Machine Learning Platform for AI (PAI) provides EasyVision, an enhanced algorithm framework for visual intelligence. EasyVision provides a variety of model training and prediction capabilities. You can use EasyVision to train and apply computer vision (CV) models for your CV applications.

The rapid development of deep learning technologies promotes large-scale commercial use of CV. As CV developers, you may encounter the following difficulties when you use deep learning technologies to build CV models:
  • High costs are required to develop and debug deep learning algorithms.
  • Models are frequently updated. You must spend much time understanding how the models work and other details of the models.
  • To train algorithms and improve the inference performance, you must master professional and systematic knowledge.
  • High costs are required for data annotation.
  • To use open source algorithms in PAI, you must spend time learning and rebuilding the algorithms.
To overcome the preceding difficulties, PAI provides EasyVision, which is a simple and easy-to-use algorithm framework that allows you to train models. You can use EasyVision to build and apply CV models with ease. EasyVision has the following advantages:
  • Ease of use

    EasyVision supports pluggable API operations that can be called to complete various tasks of various modules. In addition, EasyVision provides rich features, such as data I/O, preprocessing, model training, and offline prediction, to support the entire modeling process. You can use EasyVision in multiple modules such as Machine Learning Studio or Data Science Workshop (DSW) of PAI.

  • High performance

    EasyVision encapsulates a variety of optimization engines of PAI-TensorFlow, such as the optimization engines for compiling, distributed training, and mixed precision training. You can use these optimization engines to improve the system performance by configuring the related configuration files. You can also use EasyVision in open source TensorFlow systems.

  • Rich models

    EasyVision provides a variety of models, such as the optical character recognition (OCR) model. The models are trained based on open source datasets. This reduces the development and training costs.

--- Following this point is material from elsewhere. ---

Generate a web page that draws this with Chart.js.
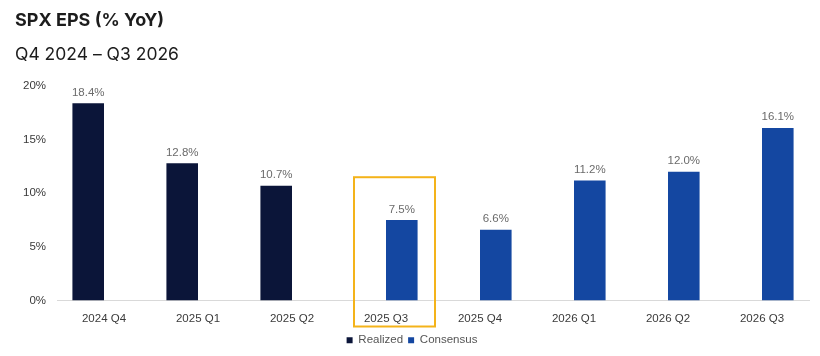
<!DOCTYPE html>
<html>
<head>
<meta charset="utf-8">
<script src="https://cdn.jsdelivr.net/npm/chart.js@4.4.1/dist/chart.umd.min.js"></script>
<style>
  html, body { margin: 0; padding: 0; background: #ffffff; }
  #wrap { width: 820px; height: 356px; position: relative; }
</style>
</head>
<body>
<div id="wrap"><canvas id="c" width="820" height="356"></canvas></div>
<script>
const titleText = 'SPX EPS (% YoY)';
const subtitleText = 'Q4 2024 – Q3 2026';
const categories = ['2024 Q4', '2025 Q1', '2025 Q2', '2025 Q3', '2025 Q4', '2026 Q1', '2026 Q2', '2026 Q3'];
const realized = [18.4, 12.8, 10.7, null, null, null, null, null];
const consensus = [null, null, null, 7.5, 6.6, 11.2, 12.0, 16.1];
const seriesNames = ['Realized', 'Consensus'];
const yMin = 0, yMax = 20, yStep = 5;
const highlightIndex = 3;

const labelFont = '"Liberation Sans", Arial, Helvetica, sans-serif';

const valueLabels = {
  id: 'valueLabels',
  afterDatasetsDraw(chart) {
    const ctx = chart.ctx;
    ctx.save();
    ctx.font = '11.5px ' + labelFont;
    ctx.fillStyle = '#6b6b6b';
    ctx.textAlign = 'center';
    ctx.textBaseline = 'bottom';
    chart.data.datasets.forEach((ds, di) => {
      const meta = chart.getDatasetMeta(di);
      meta.data.forEach((el, i) => {
        const v = ds.data[i];
        if (v === null || v === undefined) return;
        ctx.fillText(v.toFixed(1) + '%', el.x, el.y - 5);
      });
    });
    ctx.restore();
  }
};

const highlightBox = {
  id: 'highlightBox',
  afterDraw(chart) {
    const x = chart.scales.x, y = chart.scales.y;
    const c = x.getPixelForValue(highlightIndex);
    const left = c - 32, right = c + 49;
    const top = y.getPixelForValue(11.5);
    const bottom = chart.chartArea.bottom + 26;
    const ctx = chart.ctx;
    ctx.save();
    ctx.strokeStyle = '#F4B31A';
    ctx.lineWidth = 2;
    ctx.strokeRect(left, top, right - left, bottom - top);
    ctx.restore();
  }
};

new Chart(document.getElementById('c'), {
  type: 'bar',
  data: {
    labels: categories,
    datasets: [
      { label: seriesNames[0], data: realized, backgroundColor: '#0B1539', categoryPercentage: 0.672, barPercentage: 1.0 },
      { label: seriesNames[1], data: consensus, backgroundColor: '#1447A1', categoryPercentage: 0.672, barPercentage: 1.0 }
    ]
  },
  options: {
    responsive: false,
    animation: false,
    layout: { padding: { left: 15, right: 11, top: 0, bottom: 0 } },
    plugins: {
      tooltip: { enabled: false },
      title: {
        display: true, text: titleText, align: 'start', color: '#1c1c1c',
        font: { family: 'Inter, "Liberation Sans", sans-serif', size: 18, weight: 'bold', lineHeight: 1.2 },
        padding: { top: 9.5, bottom: 13.5 }
      },
      subtitle: {
        display: true, text: subtitleText, align: 'start', color: '#1c1c1c',
        font: { family: 'Inter, "Liberation Sans", sans-serif', size: 17.5, weight: 'normal', lineHeight: 1.2 },
        padding: { top: 0, bottom: 20.5 }
      },
      legend: {
        position: 'bottom',
        labels: {
          boxWidth: 6, boxHeight: 6, padding: 5, color: '#555555',
          font: { family: labelFont, size: 11.5 }
        }
      }
    },
    scales: {
      x: {
        grid: { display: false, drawTicks: false },
        border: { display: true, color: '#d9d9d9', width: 1 },
        afterFit(axis) { axis.height = 29; },
        ticks: { color: '#3a3a3a', padding: 11, font: { family: labelFont, size: 11.5 } }
      },
      y: {
        min: yMin, max: yMax,
        grid: { display: false, drawTicks: false },
        border: { display: false },
        afterFit(axis) { axis.width = 42; },
        ticks: { stepSize: yStep, color: '#3a3a3a', padding: 11, font: { family: labelFont, size: 11.5 },
                 callback: (v) => v + '%' }
      }
    }
  },
  plugins: [valueLabels, highlightBox]
});
</script>
</body>
</html>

EasyVision builds a model zoo with a plenty of models. In addition, EasyVision provides a variety of model training and prediction capabilities and is compatible with the commands, Video Intelligence Platform (VIP), and DSW of PAI. This way, EasyVision can meet various modeling requirements. EasyVision uses a distributed pipeline architecture for offline prediction. This is a flexible and highly available architecture that allows EasyVision to process hundreds of millions of data records offline within a short period. Models can be used to make prediction in Elastic Algorithm Service (EAS) of PAI. The system and model optimization features of PAI allow you to make prediction with less parameters more efficiently. In addition, you can use EasyVision to customize operations of model training and prediction. This way, you can reuse existing features and optimize models. The following figure shows the architecture of EasyVision.Architecture diagram of EasyVision


  • Ease of use

    You may have different requirements on model training and prediction. For example, you may want to simplify the operations of model training, run model training and prediction tasks as scheduled, and reuse existing models and algorithms. To meet these requirements, EasyVision is compatible with the commands, VIP, and DSW of PAI.

  • Optimized performance

    EasyVision optimizes distributed training based on PAI-TensorFlow. EasyVision allows you to train a model on one or more multi-GPU servers. EasyVision also improves the inference performance, including graph optimization and model compression.

  • Connection to Smart Labeling of PAI

    EasyVision is connected to Smart Labeling of PAI, which is used to label data. PAI provides a conversion tool to convert files that contain labeled data to TFRecord files. You can use the TFRecord files to train EasyVision models. In addition, EasyVision provides rich data enhancement modules to dynamically inject data during training.

  • Efficient offline prediction

    EasyVision allows you to use multiple servers to concurrently make prediction. Each server separately processes data. This way, you can use offline data to make prediction based on the models that are trained by EasyVision. Each processing job in a prediction task can be run in an accelerated manner by using multiple threads on multiple servers. All jobs are asynchronously run one by one. This improves the processing efficiency. You can also customize jobs.

  • Connection to EAS

    A SavedModel file is generated during training. You can use the SavedModel file in your own system or EAS to make online prediction. EasyVision provides a processor that supports the powerful online prediction capabilities of EAS. You can use this processor to process data in real time after you specify the model information such as the endpoint and type in the configuration file.